# WRITTEN TASK
Each line from the line with "Write the Altair code for this chart." to the line with "W, H = 456, 245", inclusive, is to be repeated exactly; no other line and no picture belongs in the copy.
============
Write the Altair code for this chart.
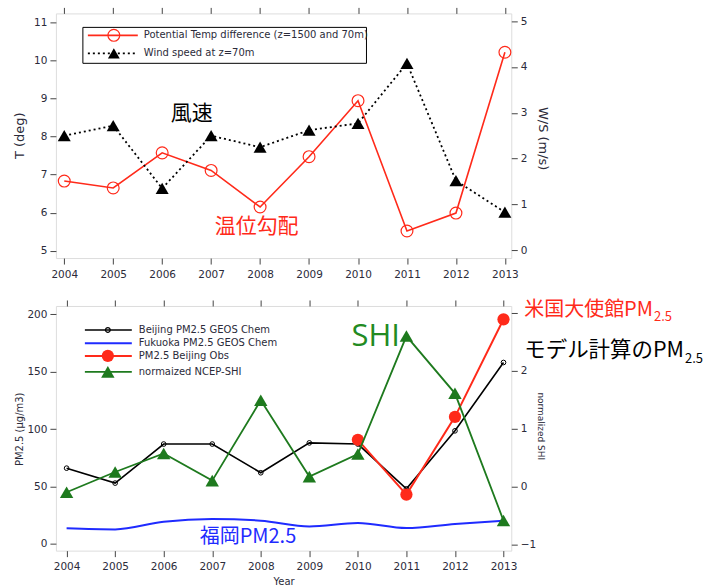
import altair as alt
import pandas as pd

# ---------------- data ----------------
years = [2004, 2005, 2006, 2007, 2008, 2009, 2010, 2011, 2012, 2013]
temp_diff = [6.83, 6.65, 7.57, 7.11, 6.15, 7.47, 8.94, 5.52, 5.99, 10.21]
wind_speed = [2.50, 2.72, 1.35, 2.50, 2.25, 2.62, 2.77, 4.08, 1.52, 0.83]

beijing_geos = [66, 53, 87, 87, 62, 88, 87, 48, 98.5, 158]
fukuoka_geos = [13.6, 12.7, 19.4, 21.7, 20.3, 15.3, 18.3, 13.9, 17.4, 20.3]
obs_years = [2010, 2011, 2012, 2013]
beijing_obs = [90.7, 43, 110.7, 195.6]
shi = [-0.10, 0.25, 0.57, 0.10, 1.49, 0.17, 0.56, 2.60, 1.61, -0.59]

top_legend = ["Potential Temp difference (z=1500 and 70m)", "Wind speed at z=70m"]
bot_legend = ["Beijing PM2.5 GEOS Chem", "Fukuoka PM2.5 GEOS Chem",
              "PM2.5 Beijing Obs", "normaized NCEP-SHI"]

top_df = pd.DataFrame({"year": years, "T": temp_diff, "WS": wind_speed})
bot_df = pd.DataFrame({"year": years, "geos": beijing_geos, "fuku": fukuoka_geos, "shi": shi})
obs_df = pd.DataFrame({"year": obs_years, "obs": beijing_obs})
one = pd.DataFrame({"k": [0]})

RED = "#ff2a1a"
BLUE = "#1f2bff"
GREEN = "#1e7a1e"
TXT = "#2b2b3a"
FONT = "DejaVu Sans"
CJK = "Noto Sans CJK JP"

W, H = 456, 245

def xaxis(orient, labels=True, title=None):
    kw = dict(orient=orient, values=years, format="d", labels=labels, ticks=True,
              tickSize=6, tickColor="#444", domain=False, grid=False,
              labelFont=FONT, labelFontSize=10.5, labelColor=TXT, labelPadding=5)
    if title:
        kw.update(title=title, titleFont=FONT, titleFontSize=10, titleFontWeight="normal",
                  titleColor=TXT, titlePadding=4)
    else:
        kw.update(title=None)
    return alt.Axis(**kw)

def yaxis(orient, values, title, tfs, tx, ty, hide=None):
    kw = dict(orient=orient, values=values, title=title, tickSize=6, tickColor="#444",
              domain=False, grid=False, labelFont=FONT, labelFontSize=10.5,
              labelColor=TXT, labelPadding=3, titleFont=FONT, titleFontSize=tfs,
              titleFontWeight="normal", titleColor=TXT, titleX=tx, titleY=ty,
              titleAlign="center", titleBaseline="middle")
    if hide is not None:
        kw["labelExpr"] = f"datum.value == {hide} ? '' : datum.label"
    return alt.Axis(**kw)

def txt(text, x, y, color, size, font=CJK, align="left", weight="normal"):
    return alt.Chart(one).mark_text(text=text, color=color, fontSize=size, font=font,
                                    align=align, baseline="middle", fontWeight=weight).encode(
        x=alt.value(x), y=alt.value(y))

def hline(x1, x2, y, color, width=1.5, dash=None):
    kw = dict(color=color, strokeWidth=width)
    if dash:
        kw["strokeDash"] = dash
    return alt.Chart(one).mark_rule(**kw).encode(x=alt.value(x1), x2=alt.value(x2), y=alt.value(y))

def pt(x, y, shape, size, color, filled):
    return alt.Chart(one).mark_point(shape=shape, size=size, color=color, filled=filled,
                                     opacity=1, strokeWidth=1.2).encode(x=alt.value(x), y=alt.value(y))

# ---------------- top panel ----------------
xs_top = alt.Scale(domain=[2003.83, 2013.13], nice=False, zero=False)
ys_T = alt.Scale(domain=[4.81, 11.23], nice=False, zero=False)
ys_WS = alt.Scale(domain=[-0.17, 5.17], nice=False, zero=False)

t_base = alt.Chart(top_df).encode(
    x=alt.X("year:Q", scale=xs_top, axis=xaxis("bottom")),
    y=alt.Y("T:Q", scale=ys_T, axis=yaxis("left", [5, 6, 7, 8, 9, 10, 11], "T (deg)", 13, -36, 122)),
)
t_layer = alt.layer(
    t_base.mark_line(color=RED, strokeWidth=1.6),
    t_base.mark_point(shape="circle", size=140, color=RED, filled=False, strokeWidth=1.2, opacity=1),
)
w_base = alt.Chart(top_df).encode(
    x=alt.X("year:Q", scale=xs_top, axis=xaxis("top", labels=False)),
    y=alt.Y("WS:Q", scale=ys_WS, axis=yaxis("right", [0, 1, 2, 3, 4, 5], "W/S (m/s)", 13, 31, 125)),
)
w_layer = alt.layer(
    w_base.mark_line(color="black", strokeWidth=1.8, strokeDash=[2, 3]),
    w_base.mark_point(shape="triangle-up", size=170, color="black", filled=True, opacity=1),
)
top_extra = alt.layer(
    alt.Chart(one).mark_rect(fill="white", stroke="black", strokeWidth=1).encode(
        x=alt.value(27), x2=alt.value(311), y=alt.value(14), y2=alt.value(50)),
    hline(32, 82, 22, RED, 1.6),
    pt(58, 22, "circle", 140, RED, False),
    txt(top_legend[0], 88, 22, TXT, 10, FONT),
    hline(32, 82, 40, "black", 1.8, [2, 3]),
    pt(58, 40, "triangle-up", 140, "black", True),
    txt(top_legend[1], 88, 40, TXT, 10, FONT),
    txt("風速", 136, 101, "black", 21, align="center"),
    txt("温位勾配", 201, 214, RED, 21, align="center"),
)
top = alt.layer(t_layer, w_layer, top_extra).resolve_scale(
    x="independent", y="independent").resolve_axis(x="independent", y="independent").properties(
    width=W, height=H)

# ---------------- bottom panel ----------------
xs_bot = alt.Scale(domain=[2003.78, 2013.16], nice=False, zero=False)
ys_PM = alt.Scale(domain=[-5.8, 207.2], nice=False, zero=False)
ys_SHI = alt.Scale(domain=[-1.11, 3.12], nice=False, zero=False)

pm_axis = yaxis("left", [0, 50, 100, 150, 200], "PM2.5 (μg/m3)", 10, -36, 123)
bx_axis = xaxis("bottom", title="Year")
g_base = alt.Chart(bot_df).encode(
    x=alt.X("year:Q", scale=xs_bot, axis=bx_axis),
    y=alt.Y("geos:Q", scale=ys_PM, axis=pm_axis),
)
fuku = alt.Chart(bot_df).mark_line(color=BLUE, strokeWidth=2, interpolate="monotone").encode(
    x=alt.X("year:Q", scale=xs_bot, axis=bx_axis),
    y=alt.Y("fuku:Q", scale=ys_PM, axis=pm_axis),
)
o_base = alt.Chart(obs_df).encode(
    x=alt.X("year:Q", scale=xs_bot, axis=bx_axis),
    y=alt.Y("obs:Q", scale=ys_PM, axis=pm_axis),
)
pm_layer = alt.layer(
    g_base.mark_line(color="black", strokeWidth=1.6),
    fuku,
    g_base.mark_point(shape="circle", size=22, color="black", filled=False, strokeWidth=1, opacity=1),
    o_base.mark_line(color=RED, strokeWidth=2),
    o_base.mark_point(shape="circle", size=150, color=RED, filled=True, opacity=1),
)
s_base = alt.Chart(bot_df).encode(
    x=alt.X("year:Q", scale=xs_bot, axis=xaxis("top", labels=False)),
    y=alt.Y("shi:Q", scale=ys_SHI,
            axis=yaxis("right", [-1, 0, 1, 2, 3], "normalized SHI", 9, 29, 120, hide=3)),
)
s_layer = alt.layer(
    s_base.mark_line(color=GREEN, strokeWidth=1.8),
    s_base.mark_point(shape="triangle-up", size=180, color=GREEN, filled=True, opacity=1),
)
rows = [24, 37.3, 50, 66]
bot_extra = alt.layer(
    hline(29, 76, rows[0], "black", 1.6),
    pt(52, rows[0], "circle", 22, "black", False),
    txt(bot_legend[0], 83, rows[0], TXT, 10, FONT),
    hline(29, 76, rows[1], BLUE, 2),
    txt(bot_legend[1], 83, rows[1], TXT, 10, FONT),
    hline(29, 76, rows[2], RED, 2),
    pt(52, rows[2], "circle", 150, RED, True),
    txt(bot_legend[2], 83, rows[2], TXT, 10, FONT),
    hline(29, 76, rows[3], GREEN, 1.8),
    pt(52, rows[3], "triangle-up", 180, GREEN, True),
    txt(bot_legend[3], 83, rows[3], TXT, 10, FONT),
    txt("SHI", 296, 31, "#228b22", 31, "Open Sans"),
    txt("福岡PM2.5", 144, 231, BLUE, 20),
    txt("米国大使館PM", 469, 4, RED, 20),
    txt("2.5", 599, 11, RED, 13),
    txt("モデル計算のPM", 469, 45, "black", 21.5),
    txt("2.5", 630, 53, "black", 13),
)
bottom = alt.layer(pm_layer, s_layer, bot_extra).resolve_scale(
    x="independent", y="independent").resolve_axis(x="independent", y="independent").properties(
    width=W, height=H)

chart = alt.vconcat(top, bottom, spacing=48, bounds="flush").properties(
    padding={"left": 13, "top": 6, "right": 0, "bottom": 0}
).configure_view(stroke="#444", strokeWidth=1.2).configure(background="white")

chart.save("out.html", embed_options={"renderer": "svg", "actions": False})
============
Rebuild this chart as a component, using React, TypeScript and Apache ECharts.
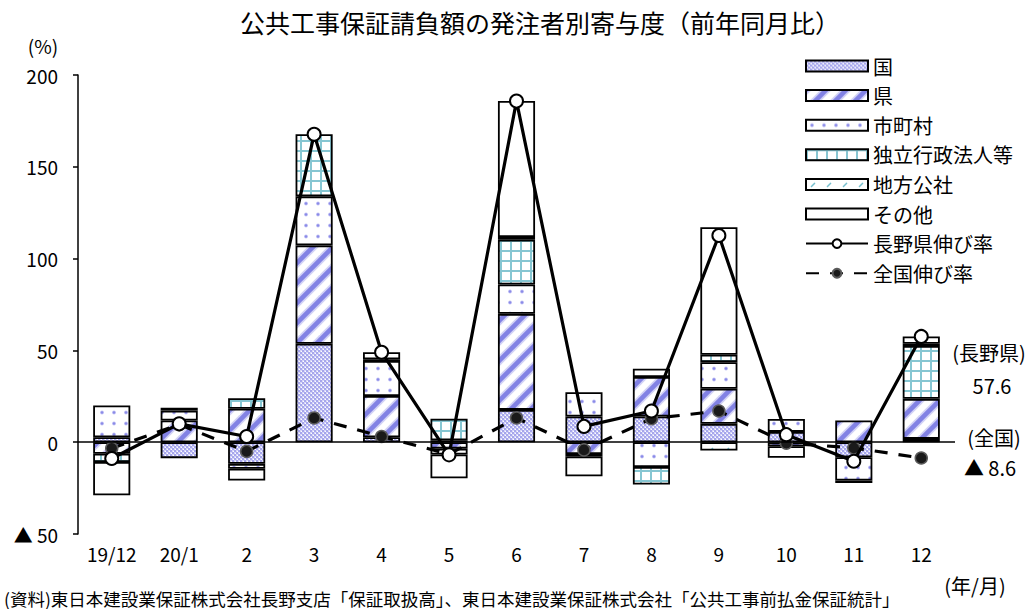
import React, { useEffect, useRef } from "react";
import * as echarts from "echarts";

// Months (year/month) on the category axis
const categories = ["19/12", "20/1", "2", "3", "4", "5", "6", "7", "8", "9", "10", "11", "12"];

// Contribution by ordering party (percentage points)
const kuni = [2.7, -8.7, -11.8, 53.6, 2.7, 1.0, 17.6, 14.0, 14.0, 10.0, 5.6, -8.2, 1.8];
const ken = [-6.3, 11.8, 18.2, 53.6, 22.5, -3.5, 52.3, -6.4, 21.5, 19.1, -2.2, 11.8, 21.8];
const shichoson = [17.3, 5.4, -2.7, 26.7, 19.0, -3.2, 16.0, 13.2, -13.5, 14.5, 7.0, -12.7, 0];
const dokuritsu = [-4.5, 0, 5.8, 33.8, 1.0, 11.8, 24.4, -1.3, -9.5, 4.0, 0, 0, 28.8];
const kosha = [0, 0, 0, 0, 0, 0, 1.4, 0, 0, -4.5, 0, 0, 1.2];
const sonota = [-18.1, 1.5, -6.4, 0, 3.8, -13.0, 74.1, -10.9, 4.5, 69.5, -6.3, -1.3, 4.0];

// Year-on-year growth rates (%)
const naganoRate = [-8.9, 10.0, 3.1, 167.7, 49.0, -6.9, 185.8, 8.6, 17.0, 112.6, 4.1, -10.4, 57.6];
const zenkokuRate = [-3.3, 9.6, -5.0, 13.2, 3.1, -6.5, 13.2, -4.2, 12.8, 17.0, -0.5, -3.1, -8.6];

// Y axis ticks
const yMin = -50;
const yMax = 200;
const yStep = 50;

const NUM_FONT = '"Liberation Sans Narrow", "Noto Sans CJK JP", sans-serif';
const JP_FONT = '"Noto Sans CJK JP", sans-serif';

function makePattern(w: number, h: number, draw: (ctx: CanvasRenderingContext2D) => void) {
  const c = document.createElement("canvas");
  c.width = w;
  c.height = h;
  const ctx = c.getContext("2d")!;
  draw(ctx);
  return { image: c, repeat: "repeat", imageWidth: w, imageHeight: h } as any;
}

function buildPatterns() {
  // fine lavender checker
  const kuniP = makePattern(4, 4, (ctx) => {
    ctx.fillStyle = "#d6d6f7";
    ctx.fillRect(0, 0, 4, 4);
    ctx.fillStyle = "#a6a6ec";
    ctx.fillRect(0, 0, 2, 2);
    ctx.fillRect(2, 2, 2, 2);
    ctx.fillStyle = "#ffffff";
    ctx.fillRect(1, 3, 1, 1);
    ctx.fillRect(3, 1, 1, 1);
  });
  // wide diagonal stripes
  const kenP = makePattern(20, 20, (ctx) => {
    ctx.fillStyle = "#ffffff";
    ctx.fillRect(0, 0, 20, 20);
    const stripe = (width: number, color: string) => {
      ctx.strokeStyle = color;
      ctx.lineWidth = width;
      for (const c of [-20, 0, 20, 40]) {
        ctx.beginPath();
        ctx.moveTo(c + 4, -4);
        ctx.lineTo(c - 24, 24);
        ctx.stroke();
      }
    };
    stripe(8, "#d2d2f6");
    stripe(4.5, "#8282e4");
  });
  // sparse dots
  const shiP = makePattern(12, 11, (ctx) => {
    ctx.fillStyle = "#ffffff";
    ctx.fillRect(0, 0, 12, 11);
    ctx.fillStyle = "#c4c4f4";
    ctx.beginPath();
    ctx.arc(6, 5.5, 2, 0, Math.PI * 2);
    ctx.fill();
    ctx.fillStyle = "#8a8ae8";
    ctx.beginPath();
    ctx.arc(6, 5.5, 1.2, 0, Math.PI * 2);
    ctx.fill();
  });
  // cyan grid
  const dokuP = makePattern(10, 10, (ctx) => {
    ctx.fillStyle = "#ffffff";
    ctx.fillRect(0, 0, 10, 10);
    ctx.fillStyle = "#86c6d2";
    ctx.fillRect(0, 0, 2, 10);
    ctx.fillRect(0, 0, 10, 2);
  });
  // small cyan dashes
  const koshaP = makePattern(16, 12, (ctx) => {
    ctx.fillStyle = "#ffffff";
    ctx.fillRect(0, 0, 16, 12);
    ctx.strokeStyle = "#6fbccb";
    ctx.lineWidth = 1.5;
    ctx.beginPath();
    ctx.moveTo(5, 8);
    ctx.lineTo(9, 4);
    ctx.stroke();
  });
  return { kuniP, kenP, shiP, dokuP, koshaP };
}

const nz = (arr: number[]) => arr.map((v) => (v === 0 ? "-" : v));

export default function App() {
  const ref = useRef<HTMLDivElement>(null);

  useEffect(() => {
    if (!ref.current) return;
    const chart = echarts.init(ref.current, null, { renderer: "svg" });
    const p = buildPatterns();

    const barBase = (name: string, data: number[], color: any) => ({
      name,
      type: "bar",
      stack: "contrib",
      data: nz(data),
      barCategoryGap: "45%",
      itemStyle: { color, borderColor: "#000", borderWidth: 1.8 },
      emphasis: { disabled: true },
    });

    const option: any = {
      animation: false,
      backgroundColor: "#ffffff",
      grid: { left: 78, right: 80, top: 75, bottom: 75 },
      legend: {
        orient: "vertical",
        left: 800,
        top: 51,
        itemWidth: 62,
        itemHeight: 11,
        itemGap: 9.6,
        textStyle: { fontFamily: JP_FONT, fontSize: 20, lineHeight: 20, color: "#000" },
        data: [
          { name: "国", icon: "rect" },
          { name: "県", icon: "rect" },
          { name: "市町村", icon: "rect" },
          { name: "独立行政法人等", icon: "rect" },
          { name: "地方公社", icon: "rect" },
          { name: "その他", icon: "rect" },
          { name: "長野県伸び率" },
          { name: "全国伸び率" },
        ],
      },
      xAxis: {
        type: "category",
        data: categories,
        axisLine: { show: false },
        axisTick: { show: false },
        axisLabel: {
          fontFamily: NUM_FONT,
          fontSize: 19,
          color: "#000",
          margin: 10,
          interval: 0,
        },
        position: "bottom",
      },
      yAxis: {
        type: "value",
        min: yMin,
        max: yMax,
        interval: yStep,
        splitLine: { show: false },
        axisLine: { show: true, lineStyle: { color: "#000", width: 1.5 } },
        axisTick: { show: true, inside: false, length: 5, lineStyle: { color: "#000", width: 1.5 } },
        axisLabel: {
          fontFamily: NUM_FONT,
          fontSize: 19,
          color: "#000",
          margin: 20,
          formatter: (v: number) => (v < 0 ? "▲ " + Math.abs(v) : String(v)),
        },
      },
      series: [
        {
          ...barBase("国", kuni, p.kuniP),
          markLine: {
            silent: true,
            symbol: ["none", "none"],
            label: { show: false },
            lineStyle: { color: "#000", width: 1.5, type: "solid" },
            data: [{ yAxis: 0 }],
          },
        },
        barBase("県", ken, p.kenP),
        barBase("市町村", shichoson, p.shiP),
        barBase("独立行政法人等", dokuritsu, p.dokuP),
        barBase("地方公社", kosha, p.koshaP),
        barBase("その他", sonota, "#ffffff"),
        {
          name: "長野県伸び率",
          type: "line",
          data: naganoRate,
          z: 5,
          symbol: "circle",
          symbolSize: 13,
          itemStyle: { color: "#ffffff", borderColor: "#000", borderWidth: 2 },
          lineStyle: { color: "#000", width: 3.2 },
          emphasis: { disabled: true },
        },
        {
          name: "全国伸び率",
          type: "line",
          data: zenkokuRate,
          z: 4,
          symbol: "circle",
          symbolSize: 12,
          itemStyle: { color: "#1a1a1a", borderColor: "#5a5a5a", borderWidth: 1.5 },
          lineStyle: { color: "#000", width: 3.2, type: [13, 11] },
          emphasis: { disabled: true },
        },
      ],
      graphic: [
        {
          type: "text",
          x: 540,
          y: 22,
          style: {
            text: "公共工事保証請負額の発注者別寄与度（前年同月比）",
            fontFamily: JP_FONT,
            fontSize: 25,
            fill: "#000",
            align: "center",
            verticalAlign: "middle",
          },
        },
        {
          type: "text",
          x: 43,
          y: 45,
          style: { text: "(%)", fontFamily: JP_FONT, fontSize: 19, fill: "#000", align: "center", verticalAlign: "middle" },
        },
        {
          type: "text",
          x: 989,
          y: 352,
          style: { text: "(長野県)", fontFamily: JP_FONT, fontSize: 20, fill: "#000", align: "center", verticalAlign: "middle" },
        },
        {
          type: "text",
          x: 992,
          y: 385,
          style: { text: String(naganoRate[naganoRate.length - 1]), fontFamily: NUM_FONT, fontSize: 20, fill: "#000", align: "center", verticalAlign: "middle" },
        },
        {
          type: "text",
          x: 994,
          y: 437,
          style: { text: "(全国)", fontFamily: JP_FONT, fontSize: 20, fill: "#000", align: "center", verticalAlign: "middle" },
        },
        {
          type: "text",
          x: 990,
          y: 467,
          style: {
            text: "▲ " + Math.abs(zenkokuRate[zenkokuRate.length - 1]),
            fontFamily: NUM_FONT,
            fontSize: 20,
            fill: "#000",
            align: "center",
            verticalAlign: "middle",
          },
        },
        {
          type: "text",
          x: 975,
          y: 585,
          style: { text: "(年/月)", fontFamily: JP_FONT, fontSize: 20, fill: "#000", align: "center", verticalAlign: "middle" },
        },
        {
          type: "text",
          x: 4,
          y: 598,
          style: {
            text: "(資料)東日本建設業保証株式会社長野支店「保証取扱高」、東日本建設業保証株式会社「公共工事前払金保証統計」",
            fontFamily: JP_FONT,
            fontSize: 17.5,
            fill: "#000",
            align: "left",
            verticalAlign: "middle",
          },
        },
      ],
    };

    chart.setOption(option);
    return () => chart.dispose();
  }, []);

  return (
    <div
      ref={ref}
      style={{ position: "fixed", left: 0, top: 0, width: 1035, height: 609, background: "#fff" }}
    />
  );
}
============
# SOLUTION TO THIS PROBLEM
Write the Altair code for this chart.
import altair as alt
import pandas as pd

# ---------------- data ----------------
years = [2004, 2005, 2006, 2007, 2008, 2009, 2010, 2011, 2012, 2013]
temp_diff = [6.83, 6.65, 7.57, 7.11, 6.15, 7.47, 8.94, 5.52, 5.99, 10.21]
wind_speed = [2.50, 2.72, 1.35, 2.50, 2.25, 2.62, 2.77, 4.08, 1.52, 0.83]

beijing_geos = [66, 53, 87, 87, 62, 88, 87, 48, 98.5, 158]
fukuoka_geos = [13.6, 12.7, 19.4, 21.7, 20.3, 15.3, 18.3, 13.9, 17.4, 20.3]
obs_years = [2010, 2011, 2012, 2013]
beijing_obs = [90.7, 43, 110.7, 195.6]
shi = [-0.10, 0.25, 0.57, 0.10, 1.49, 0.17, 0.56, 2.60, 1.61, -0.59]

top_legend = ["Potential Temp difference (z=1500 and 70m)", "Wind speed at z=70m"]
bot_legend = ["Beijing PM2.5 GEOS Chem", "Fukuoka PM2.5 GEOS Chem",
              "PM2.5 Beijing Obs", "normaized NCEP-SHI"]

top_df = pd.DataFrame({"year": years, "T": temp_diff, "WS": wind_speed})
bot_df = pd.DataFrame({"year": years, "geos": beijing_geos, "fuku": fukuoka_geos, "shi": shi})
obs_df = pd.DataFrame({"year": obs_years, "obs": beijing_obs})
one = pd.DataFrame({"k": [0]})

RED = "#ff2a1a"
BLUE = "#1f2bff"
GREEN = "#1e7a1e"
TXT = "#2b2b3a"
FONT = "DejaVu Sans"
CJK = "Noto Sans CJK JP"

W, H = 456, 245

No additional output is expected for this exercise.